# Free 2012 I-Codes



## fatboy (Aug 18, 2011)

Figured this would be as good as place as any, hadn't seen anyone post the link for free access to the 2012 I-Codes yet, so here it is;

http://publicecodes.citation.com/icod/IC-P-2012-000019.htm

You can only view them, but it's better than nothing!


----------



## chris kennedy (Aug 18, 2011)

Cool, thanks.


----------



## FM William Burns (Aug 18, 2011)

Fatboy,

Mine copies and pastes just fine  

*Introduction *

_Internationally, code officials recognize the need for a modern, up-to-date building code addressing the design and installation of building systems through requirements emphasizing performance.

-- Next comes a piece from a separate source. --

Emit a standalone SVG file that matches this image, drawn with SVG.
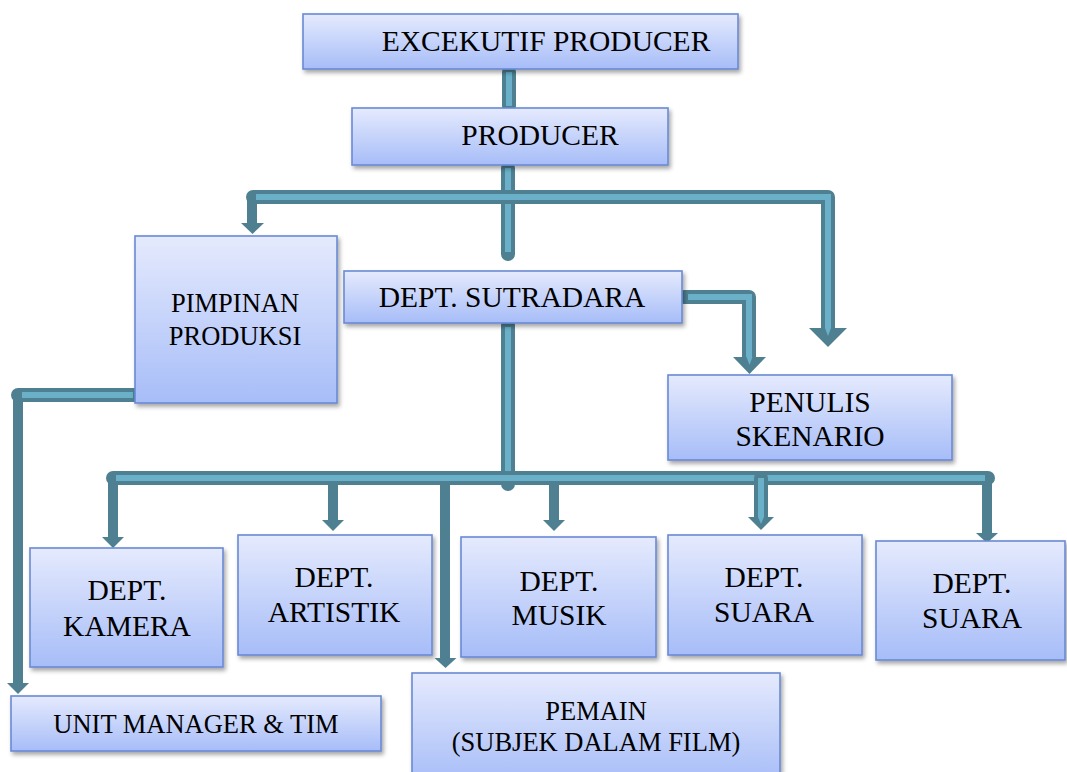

The __International Building Code__®__, in this 2012 edition, is designed to meet these needs through model code regulations that safeguard the public health and safety in all communities, large and small._

_*SECTION 101 GENERAL *_

_*[A] 101.1 Title. *_

_These regulations shall be known as the __Building Code__ of __*[NAME OF JURISDICTION],*__ hereinafter referred to as "this code.” _

But don't tell anybody


----------



## fatboy (Aug 19, 2011)

Yeah, I went back in and found that also. I guess what I remembered from before was the clunkiness of getting from on section to the next. But, at least you can get there!


----------